◆ **DESCRIPTION OF THE TASK**
Set down the data below from its first line to the line holding "(partCtip) at (285.5,100);", inclusive; omit all pictures.

◆ **SUPPLIED INFORMATION**
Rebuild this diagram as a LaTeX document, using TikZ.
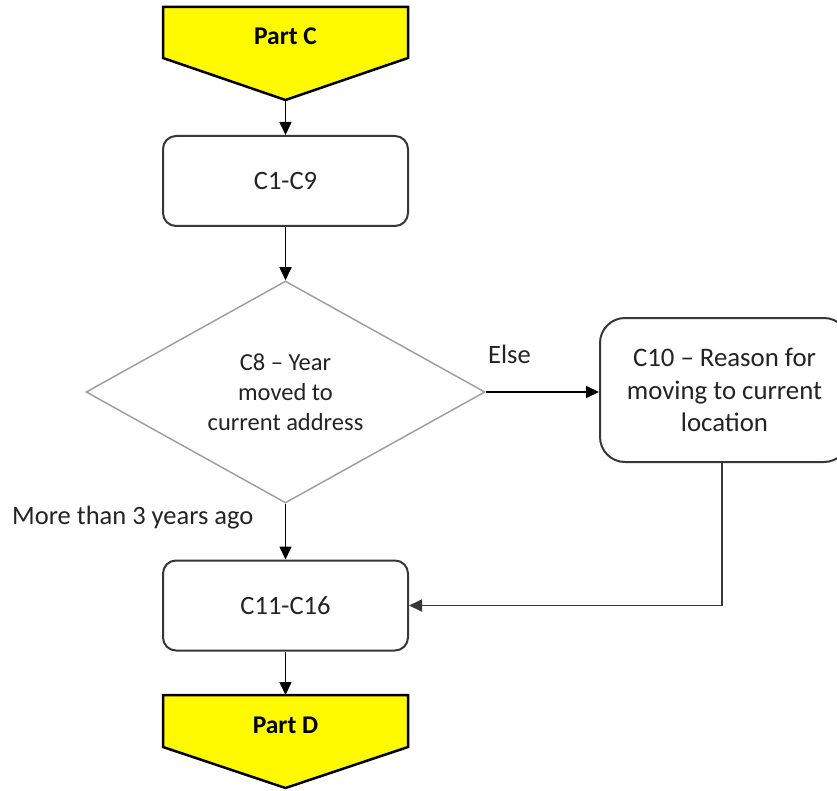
\documentclass[tikz,border=0pt]{standalone}
\usepackage{fontspec}
\setmainfont{Carlito}
\usetikzlibrary{arrows.meta,shapes.geometric}

\definecolor{partyellow}{RGB}{255,250,0}
\definecolor{boxline}{RGB}{55,55,55}
\definecolor{dialine}{RGB}{160,160,160}
\definecolor{txt}{RGB}{35,35,35}

\tikzset{
  stepbox/.style={draw=boxline, line width=2pt, rounded corners=13pt, fill=white,
    minimum width=245pt, minimum height=90pt, inner sep=0pt, text=txt,
    font=\fontsize{26.5}{32}\selectfont, align=center},
  decision/.style={draw=dialine, line width=1.5pt, diamond, aspect=1.8,
    minimum width=399pt, minimum height=222pt, inner sep=2pt, text=txt,
    font=\fontsize{24.5}{30}\selectfont, align=center},
  partshape/.style={fill=partyellow, draw=black, line width=2.5pt, line join=miter},
  parttext/.style={font=\fontsize{25.5}{30}\selectfont\bfseries, text=black},
  arr/.style={draw=black, line width=1.6pt, -{Triangle[length=13pt,width=12pt]}},
  lbl/.style={font=\fontsize{26.5}{32}\selectfont, text=txt, inner sep=0pt},
}

\begin{document}
\begin{tikzpicture}[x=1pt, y=-1pt]
\useasboundingbox (0,0) rectangle (837,791);

% Part C entry marker
\path[partshape] (163,7) -- (408,7) -- (408,58) -- (285.5,100) -- (163,58) -- cycle;
\node[parttext] (partC) at (285.5,36) {Part C};
\coordinate (partCtip) at (285.5,100);

% Part D exit marker
\path[partshape] (163,695) -- (408,695) -- (408,747) -- (285.5,788) -- (163,747) -- cycle;
\node[parttext] (partD) at (285.5,725) {Part D};
\coordinate (partDtop) at (285.5,695);

% Question blocks
\node[stepbox] (c19) at (285.5,181) {C1-C9};
\node[decision] (c8) at (285.5,392) {C8 -- Year\\moved to\\current address};
\node[stepbox, minimum width=249pt, minimum height=144pt, rounded corners=25pt,
      font=\fontsize{26.8}{32.5}\selectfont] (c10) at (724.5,390)
      {C10 -- Reason for\\moving to current\\location};
\node[stepbox] (c1116) at (285.5,605.5) {C11-C16};

% Flow
\draw[arr] (partCtip) -- (c19.north);
\draw[arr] (c19.south) -- (c8.north);
\draw[arr] (c8.east) -- (c8.east -| c10.west);
\draw[arr] (c8.south) -- (c1116.north);
\coordinate (bend) at (722,605.5);
\draw[arr, line width=1.8pt, draw=boxline] (c10.south -| bend) -- (bend) -- (c1116.east);
\draw[arr] (c1116.south) -- (partDtop);

% Branch labels
\node[lbl, anchor=base west] (elseLbl) at (488,363) {Else};
\node[lbl, anchor=base west] (moreLbl) at (12,524) {More than 3 years ago};
\end{tikzpicture}
\end{document}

◆ **CORRECT RESPONSE**
Rebuild this diagram as a LaTeX document, using TikZ.
\documentclass[tikz,border=0pt]{standalone}
\usepackage{fontspec}
\setmainfont{Carlito}
\usetikzlibrary{arrows.meta,shapes.geometric}

\definecolor{partyellow}{RGB}{255,250,0}
\definecolor{boxline}{RGB}{55,55,55}
\definecolor{dialine}{RGB}{160,160,160}
\definecolor{txt}{RGB}{35,35,35}

\tikzset{
  stepbox/.style={draw=boxline, line width=2pt, rounded corners=13pt, fill=white,
    minimum width=245pt, minimum height=90pt, inner sep=0pt, text=txt,
    font=\fontsize{26.5}{32}\selectfont, align=center},
  decision/.style={draw=dialine, line width=1.5pt, diamond, aspect=1.8,
    minimum width=399pt, minimum height=222pt, inner sep=2pt, text=txt,
    font=\fontsize{24.5}{30}\selectfont, align=center},
  partshape/.style={fill=partyellow, draw=black, line width=2.5pt, line join=miter},
  parttext/.style={font=\fontsize{25.5}{30}\selectfont\bfseries, text=black},
  arr/.style={draw=black, line width=1.6pt, -{Triangle[length=13pt,width=12pt]}},
  lbl/.style={font=\fontsize{26.5}{32}\selectfont, text=txt, inner sep=0pt},
}

\begin{document}
\begin{tikzpicture}[x=1pt, y=-1pt]
\useasboundingbox (0,0) rectangle (837,791);

% Part C entry marker
\path[partshape] (163,7) -- (408,7) -- (408,58) -- (285.5,100) -- (163,58) -- cycle;
\node[parttext] (partC) at (285.5,36) {Part C};
\coordinate (partCtip) at (285.5,100);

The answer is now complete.